## SUPPLIED DATA
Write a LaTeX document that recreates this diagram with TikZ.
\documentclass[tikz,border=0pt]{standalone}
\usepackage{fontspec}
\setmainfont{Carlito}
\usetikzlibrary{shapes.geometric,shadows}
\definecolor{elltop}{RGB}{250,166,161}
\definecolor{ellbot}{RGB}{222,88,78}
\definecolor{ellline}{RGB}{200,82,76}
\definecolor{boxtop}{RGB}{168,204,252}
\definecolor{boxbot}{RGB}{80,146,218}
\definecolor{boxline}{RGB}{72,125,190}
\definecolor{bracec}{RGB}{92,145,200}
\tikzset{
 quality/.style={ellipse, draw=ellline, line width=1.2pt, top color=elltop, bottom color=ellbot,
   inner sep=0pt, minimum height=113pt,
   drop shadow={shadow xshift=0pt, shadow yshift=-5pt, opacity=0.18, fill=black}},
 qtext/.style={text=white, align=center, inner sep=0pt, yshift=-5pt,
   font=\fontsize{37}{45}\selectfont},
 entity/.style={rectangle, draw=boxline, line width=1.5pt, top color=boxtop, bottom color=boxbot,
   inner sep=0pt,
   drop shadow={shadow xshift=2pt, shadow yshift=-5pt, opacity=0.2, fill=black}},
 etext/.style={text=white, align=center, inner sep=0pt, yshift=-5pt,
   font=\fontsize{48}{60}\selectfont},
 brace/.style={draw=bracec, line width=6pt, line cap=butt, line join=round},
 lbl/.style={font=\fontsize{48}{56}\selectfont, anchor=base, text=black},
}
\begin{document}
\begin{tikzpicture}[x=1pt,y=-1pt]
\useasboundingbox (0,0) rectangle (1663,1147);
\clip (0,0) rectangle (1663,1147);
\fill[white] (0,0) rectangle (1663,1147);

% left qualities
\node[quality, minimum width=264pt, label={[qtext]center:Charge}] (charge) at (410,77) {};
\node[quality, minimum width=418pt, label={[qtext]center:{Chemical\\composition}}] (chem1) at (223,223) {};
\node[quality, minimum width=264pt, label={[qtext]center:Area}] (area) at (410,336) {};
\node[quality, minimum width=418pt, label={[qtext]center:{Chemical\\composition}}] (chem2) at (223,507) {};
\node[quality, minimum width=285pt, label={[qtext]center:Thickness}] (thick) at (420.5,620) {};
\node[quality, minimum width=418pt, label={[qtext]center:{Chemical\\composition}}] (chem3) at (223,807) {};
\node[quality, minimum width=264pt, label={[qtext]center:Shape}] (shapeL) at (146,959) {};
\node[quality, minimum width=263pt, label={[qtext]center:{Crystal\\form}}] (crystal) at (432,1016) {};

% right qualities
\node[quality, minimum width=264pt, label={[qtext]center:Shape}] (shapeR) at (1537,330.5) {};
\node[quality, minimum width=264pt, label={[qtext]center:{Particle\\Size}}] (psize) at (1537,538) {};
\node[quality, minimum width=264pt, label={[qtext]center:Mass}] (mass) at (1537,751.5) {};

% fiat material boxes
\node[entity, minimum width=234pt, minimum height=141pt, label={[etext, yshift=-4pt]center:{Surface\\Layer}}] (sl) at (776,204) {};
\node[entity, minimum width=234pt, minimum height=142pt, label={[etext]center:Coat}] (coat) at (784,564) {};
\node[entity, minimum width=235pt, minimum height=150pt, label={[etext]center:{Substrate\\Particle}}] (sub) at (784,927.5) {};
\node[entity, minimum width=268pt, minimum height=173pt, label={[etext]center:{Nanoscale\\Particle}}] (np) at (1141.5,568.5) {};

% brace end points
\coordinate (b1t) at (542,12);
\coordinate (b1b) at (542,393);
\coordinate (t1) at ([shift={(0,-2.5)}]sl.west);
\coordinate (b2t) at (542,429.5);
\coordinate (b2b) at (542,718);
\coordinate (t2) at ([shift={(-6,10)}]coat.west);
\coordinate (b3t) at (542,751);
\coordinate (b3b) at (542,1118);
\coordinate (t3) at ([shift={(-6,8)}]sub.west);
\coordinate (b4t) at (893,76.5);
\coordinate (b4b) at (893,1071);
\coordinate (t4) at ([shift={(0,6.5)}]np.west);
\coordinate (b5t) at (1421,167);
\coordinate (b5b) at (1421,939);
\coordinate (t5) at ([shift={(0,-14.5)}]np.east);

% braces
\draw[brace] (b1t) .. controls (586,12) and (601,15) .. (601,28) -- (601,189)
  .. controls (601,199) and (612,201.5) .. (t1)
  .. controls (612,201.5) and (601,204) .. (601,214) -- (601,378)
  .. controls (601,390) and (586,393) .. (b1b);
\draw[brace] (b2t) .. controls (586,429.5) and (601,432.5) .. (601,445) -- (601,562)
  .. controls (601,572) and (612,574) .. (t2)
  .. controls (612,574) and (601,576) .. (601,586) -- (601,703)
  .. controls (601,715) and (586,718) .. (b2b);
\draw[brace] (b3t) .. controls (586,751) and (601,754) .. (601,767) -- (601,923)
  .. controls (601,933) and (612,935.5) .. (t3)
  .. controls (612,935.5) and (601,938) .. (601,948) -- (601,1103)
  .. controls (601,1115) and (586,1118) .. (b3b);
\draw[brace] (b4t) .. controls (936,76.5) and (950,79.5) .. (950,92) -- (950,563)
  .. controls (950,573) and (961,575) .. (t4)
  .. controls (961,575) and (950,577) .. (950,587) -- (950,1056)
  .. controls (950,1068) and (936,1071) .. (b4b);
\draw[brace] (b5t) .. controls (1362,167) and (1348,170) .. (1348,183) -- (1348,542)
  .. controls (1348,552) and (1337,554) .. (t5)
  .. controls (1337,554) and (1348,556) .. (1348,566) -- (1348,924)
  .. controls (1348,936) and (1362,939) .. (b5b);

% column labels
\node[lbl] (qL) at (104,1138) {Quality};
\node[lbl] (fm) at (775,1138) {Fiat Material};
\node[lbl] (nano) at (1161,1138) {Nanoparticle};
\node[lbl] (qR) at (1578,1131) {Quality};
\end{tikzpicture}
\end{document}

--

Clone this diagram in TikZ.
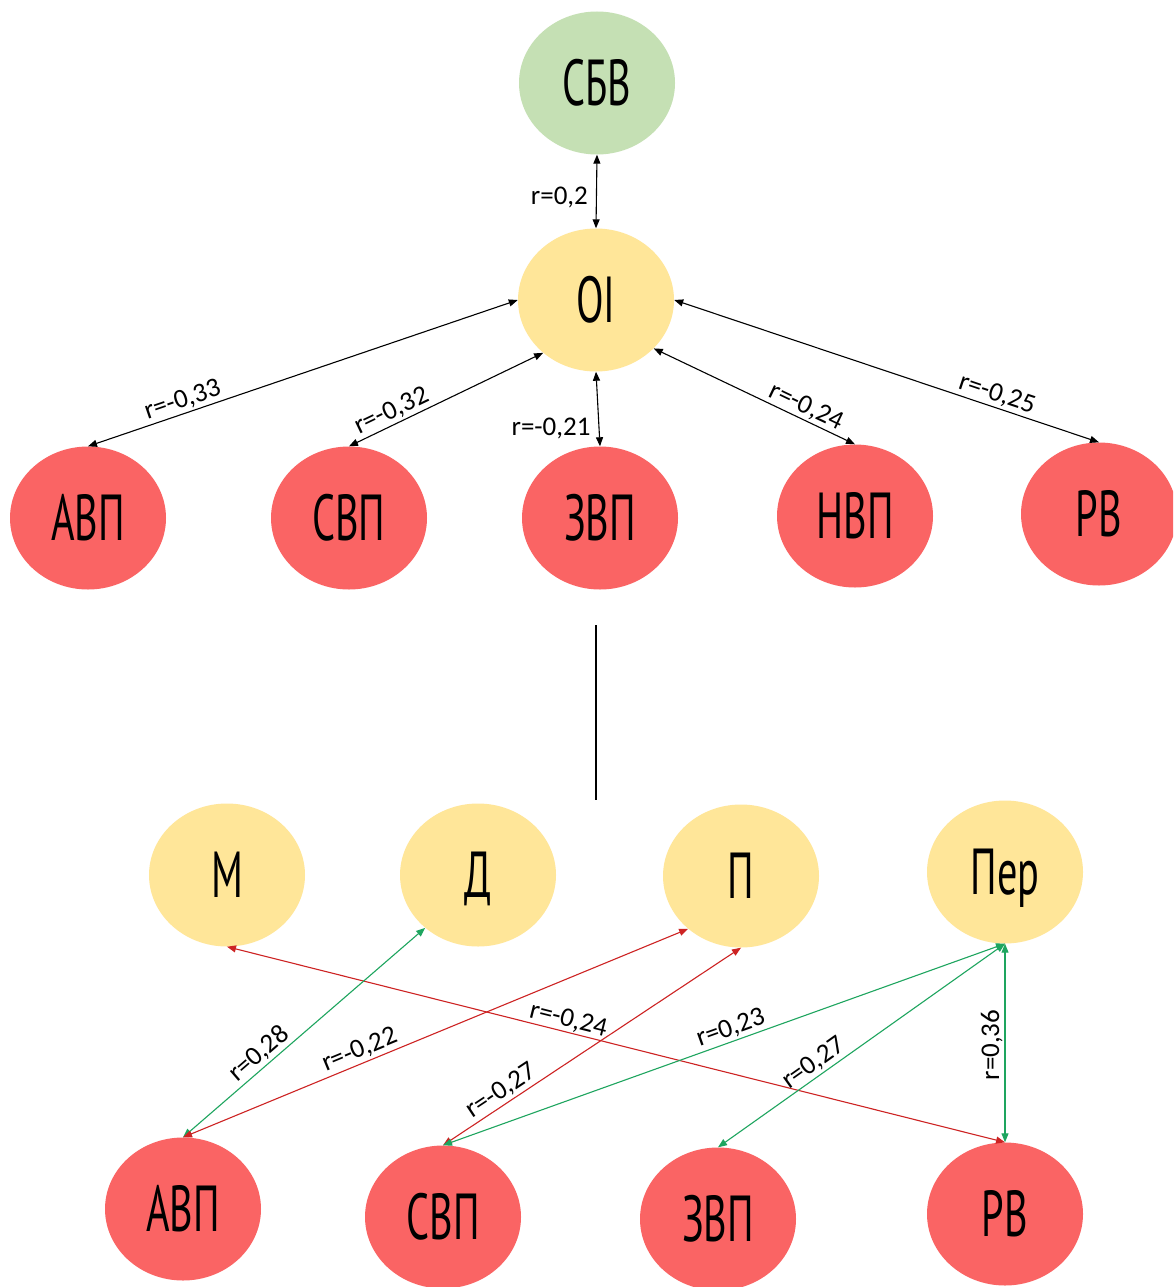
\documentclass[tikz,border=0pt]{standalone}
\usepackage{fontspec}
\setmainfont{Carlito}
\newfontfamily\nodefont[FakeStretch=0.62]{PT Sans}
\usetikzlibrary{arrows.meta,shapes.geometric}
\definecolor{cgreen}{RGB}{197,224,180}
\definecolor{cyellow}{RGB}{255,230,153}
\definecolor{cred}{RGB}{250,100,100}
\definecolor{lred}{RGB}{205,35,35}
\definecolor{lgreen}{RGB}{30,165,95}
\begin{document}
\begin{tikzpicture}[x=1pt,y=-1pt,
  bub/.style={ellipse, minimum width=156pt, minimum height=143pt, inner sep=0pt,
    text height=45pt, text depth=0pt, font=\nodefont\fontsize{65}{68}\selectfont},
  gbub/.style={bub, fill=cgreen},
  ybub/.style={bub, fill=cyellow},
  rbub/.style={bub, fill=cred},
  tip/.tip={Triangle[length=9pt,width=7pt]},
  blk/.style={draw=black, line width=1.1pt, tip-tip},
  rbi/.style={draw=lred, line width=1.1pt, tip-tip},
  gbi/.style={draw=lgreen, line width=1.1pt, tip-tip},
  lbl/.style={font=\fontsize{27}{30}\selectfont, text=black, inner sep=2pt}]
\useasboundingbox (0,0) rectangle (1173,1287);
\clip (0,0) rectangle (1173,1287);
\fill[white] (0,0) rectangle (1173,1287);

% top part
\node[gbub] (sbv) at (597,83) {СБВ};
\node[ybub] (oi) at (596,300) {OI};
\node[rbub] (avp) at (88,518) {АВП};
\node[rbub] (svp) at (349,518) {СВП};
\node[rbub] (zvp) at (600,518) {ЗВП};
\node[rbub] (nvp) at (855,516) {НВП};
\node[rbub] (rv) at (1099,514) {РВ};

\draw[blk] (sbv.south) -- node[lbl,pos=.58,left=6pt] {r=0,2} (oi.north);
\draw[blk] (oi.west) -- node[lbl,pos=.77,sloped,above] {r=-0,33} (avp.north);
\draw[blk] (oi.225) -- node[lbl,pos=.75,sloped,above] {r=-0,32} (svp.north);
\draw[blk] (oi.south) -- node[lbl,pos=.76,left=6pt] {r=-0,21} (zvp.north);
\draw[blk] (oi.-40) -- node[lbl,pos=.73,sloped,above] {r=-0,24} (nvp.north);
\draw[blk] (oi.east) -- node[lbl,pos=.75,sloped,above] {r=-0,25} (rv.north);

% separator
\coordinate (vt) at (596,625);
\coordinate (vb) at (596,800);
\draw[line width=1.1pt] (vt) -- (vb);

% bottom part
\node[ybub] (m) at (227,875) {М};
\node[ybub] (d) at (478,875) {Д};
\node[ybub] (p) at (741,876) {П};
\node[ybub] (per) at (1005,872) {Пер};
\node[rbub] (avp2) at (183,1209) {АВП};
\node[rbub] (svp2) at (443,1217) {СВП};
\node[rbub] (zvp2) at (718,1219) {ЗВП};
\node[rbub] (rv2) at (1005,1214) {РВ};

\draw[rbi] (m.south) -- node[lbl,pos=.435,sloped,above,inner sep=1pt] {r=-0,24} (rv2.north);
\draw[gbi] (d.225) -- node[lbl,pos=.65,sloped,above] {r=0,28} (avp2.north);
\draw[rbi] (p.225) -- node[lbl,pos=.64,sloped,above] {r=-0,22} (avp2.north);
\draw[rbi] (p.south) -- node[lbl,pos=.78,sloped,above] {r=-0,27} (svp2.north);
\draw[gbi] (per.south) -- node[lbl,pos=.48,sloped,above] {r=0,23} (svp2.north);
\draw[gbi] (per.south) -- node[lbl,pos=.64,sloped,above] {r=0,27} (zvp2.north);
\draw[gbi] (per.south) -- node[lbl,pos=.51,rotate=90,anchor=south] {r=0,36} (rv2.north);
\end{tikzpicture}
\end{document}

## REQUIREMENT
Copy word for word only the lines above from the one with "Clone this diagram in TikZ." through the one with "(rv) at (1099,514)". Leave pictures out.

## RESPONSE TO THE TASK
Clone this diagram in TikZ.
\documentclass[tikz,border=0pt]{standalone}
\usepackage{fontspec}
\setmainfont{Carlito}
\newfontfamily\nodefont[FakeStretch=0.62]{PT Sans}
\usetikzlibrary{arrows.meta,shapes.geometric}
\definecolor{cgreen}{RGB}{197,224,180}
\definecolor{cyellow}{RGB}{255,230,153}
\definecolor{cred}{RGB}{250,100,100}
\definecolor{lred}{RGB}{205,35,35}
\definecolor{lgreen}{RGB}{30,165,95}
\begin{document}
\begin{tikzpicture}[x=1pt,y=-1pt,
  bub/.style={ellipse, minimum width=156pt, minimum height=143pt, inner sep=0pt,
    text height=45pt, text depth=0pt, font=\nodefont\fontsize{65}{68}\selectfont},
  gbub/.style={bub, fill=cgreen},
  ybub/.style={bub, fill=cyellow},
  rbub/.style={bub, fill=cred},
  tip/.tip={Triangle[length=9pt,width=7pt]},
  blk/.style={draw=black, line width=1.1pt, tip-tip},
  rbi/.style={draw=lred, line width=1.1pt, tip-tip},
  gbi/.style={draw=lgreen, line width=1.1pt, tip-tip},
  lbl/.style={font=\fontsize{27}{30}\selectfont, text=black, inner sep=2pt}]
\useasboundingbox (0,0) rectangle (1173,1287);
\clip (0,0) rectangle (1173,1287);
\fill[white] (0,0) rectangle (1173,1287);

% top part
\node[gbub] (sbv) at (597,83) {СБВ};
\node[ybub] (oi) at (596,300) {OI};
\node[rbub] (avp) at (88,518) {АВП};
\node[rbub] (svp) at (349,518) {СВП};
\node[rbub] (zvp) at (600,518) {ЗВП};
\node[rbub] (nvp) at (855,516) {НВП};
\node[rbub] (rv) at (1099,514) {РВ};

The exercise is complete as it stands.